Valienska Magfira

Not Just Blood

Take This, For It Is My Body, Unsettling Suite, by Sarah Jane Norman

For Australian-Aboriginal artist Sarah Jane Norman, blood has been used to represent the Aboriginals’ dark colonial history. ‘Take This, For It Is My Body’ is an interactive performance piece where 6 audience members sit for a traditional afternoon tea served with fresh scones prepared by the artist themselves with their own blood.

 

Vergroot

Take This, For It Is My Body, Unsettling Suite, Sarah Jane Norman, Dance Territories - Phebe Schmidt

In this performance piece, audiences are confronted with Norman’s blood in all kinds of ways: as a material, as a ‘contamination’ to the food, and lastly, as a bloodline. These confrontations all lead to the apparent mistreatment of aboriginals that has shaped Australia’s culture- one that hits close to home for the artist and their family. More specifically, it refers to the disturbing cases of the poisoned flours that were delivered to mission islands where aboriginal groups have been displaced.

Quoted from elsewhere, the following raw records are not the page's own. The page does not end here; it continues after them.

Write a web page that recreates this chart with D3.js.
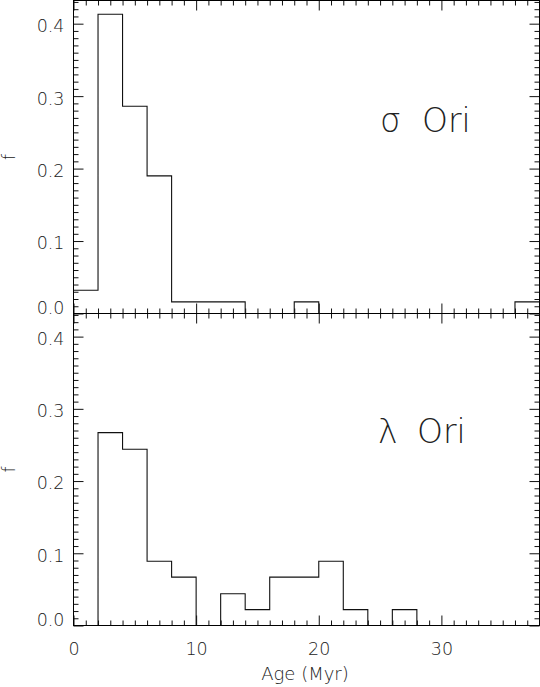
<!DOCTYPE html>
<html>
<head>
<meta charset="utf-8">
<script src="https://cdn.jsdelivr.net/npm/d3@7"></script>
<style>
  html, body { margin: 0; padding: 0; background: #fff; }
  svg { display: block; }
  text { font-family: "DejaVu Sans", "Liberation Sans", sans-serif; font-weight: 200; fill: #222; }
</style>
</head>
<body>
<svg id="chart" width="540" height="687"></svg>
<script>
// ---- Data ----
const ageBinEdges = [0, 2, 4, 6, 8, 10, 12, 14, 16, 18, 20, 22, 24, 26, 28, 30, 32, 34, 36, 38];
const sigmaOriFrac = [0.032, 0.413, 0.286, 0.190, 0.016, 0.016, 0.016, 0, 0, 0.016, 0, 0, 0, 0, 0, 0, 0, 0, 0.016];
const lambdaOriFrac = [0, 0.267, 0.244, 0.089, 0.067, 0, 0.044, 0.022, 0.067, 0.067, 0.089, 0.022, 0, 0.022, 0, 0, 0, 0, 0];
const xMajorTicks = [0, 10, 20, 30];
const yMajorTicks = [0.0, 0.1, 0.2, 0.3, 0.4];
const panelLabels = [["σ", "Ori"], ["λ", "Ori"]];
const xTitle = "Age (Myr)";
const yTitle = "f";

// ---- Layout ----
const svg = d3.select("#chart");
const xL = 73.5, xR = 539.5;
const panels = [
  { top: 0.5, bottom: 313.5, values: sigmaOriFrac, label: panelLabels[0], lx: 380, lx2: 422, ly: 132, showX: false },
  { top: 313.5, bottom: 625.5, values: lambdaOriFrac, label: panelLabels[1], lx: 378, lx2: 417, ly: 443, showX: true }
];

const x = d3.scaleLinear().domain([0, 38]).range([xL, xR]);
const xMinor = d3.range(0, 39, 1).filter(v => v % 10 !== 0);
const yMinorVals = d3.range(0, 44).map(i => i / 100).filter(v => Math.round(v * 100) % 10 !== 0);

const fontSize = 17.5;

panels.forEach(p => {
  const y = d3.scaleLinear().domain([0, 0.432]).range([p.bottom, p.top]);
  const g = svg.append("g");

  // Histogram outline
  const pts = p.values.map((v, i) => [ageBinEdges[i], v]);
  pts.push([ageBinEdges[ageBinEdges.length - 1], p.values[p.values.length - 1]]);
  const line = d3.line().x(d => x(d[0])).y(d => y(d[1])).curve(d3.curveStepAfter);
  g.append("path").attr("d", line(pts)).attr("fill", "none").attr("stroke", "#111").attr("stroke-width", 1.1);

  function styleAxis(sel) {
    sel.select(".domain").remove();
    sel.selectAll(".tick line").attr("stroke", "#111").attr("stroke-width", 1);
    sel.selectAll("text").attr("font-family", null).attr("font-size", fontSize).attr("fill", "#222");
  }

  // Left axis (labels)
  const left = g.append("g").attr("transform", `translate(${xL},0)`)
    .call(d3.axisLeft(y).tickValues(yMajorTicks).tickSize(-10).tickPadding(9).tickFormat(d3.format(".1f")));
  styleAxis(left);
  left.selectAll(".tick text").attr("dy", d => d === 0 ? "-0.0em" : "0.45em");
  g.append("g").attr("transform", `translate(${xL},0)`)
    .call(d3.axisLeft(y).tickValues(yMinorVals).tickSize(-5).tickFormat(""))
    .call(styleAxis);

  // Right axis
  g.append("g").attr("transform", `translate(${xR},0)`)
    .call(d3.axisRight(y).tickValues(yMajorTicks).tickSize(-10).tickFormat(""))
    .call(styleAxis);
  g.append("g").attr("transform", `translate(${xR},0)`)
    .call(d3.axisRight(y).tickValues(yMinorVals).tickSize(-5).tickFormat(""))
    .call(styleAxis);

  // Top axis
  g.append("g").attr("transform", `translate(0,${p.top})`)
    .call(d3.axisTop(x).tickValues(xMajorTicks).tickSize(-10).tickFormat(""))
    .call(styleAxis);
  g.append("g").attr("transform", `translate(0,${p.top})`)
    .call(d3.axisTop(x).tickValues(xMinor).tickSize(-5).tickFormat(""))
    .call(styleAxis);

  // Bottom axis
  g.append("g").attr("transform", `translate(0,${p.bottom})`)
    .call(d3.axisBottom(x).tickValues(xMajorTicks).tickSize(-10).tickPadding(17)
      .tickFormat(p.showX ? d3.format("d") : ""))
    .call(styleAxis);
  g.append("g").attr("transform", `translate(0,${p.bottom})`)
    .call(d3.axisBottom(x).tickValues(xMinor).tickSize(-5).tickFormat(""))
    .call(styleAxis);

  // Frame
  g.append("rect").attr("x", xL).attr("y", p.top).attr("width", xR - xL).attr("height", p.bottom - p.top)
    .attr("fill", "none").attr("stroke", "#000").attr("stroke-width", 1);

  // Panel label
  const t = g.append("text").attr("y", p.ly).attr("font-size", 33);
  t.append("tspan").attr("x", p.lx).text(p.label[0]);
  t.append("tspan").attr("x", p.lx2).text(p.label[1]);

  // y title
  g.append("text")
    .attr("transform", `translate(15,${(p.top + p.bottom) / 2}) rotate(-90)`)
    .attr("text-anchor", "middle").attr("font-size", 17).text(yTitle);
});

// x title
svg.append("text").attr("x", 305).attr("y", 680).attr("text-anchor", "middle")
  .attr("font-size", 18).text(xTitle);
</script>
</body>
</html>
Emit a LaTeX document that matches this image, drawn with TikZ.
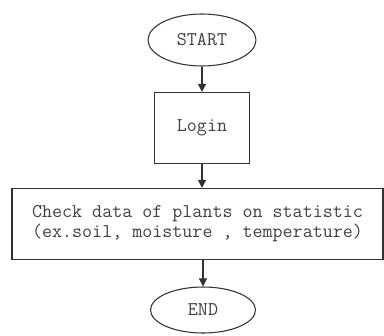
\documentclass[tikz,border=0pt]{standalone}
\usetikzlibrary{shapes.geometric,arrows.meta}
\begin{document}
\begin{tikzpicture}[x=0.75pt,y=-0.75pt,
  every node/.style={font=\ttfamily\fontsize{14.6pt}{15pt}\selectfont, text=black!75, inner sep=0pt},
  term/.style={ellipse, draw=black!80, line width=0.8pt},
  procbox/.style={rectangle, draw=black!80, line width=0.9pt, align=center},
  flow/.style={draw=black!80, line width=0.9pt, -{Triangle[length=6pt,width=6pt]}}]
\useasboundingbox (0,0) rectangle (384,335);
\node[term, minimum width=108*0.75pt, minimum height=52*0.75pt] (start) at (202,40) {START};
\node[procbox, minimum width=95*0.75pt, minimum height=71*0.75pt] (login) at (202,128) {Login};
\node[procbox, minimum width=371*0.75pt, minimum height=71*0.75pt] (check) at (197.5,224)
  {Check data of plants on statistic\\(ex.soil, moisture , temperature)};
\node[term, minimum width=105*0.75pt, minimum height=46*0.75pt] (end) at (203,310) {END};
\draw[flow] (start) -- (login);
\draw[flow] (login.south) -- (login.south |- check.north);
\draw[flow] (check.south -| end.north) -- (end);
\end{tikzpicture}
\end{document}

Norman shared with RealTime their experience witnessing the audiences reaction to the scones. Where one would eat it enthusiastically almost without a thought, another would treat it like a communal wafer.  

Sarah Jane Norman challenges us to ask ourselves what blood means to us. When Lady Macbeth hallucinates blood, it’s a symbol of guilt and violence. And when the War Boys in Mad Max gets filled up with that ‘high octane blood’, it’s a symbol for fuel or life. Either way, blood is never just blood is it? It will and always be sacred unless we remove all meaning of it. And if we do, what will that make of us?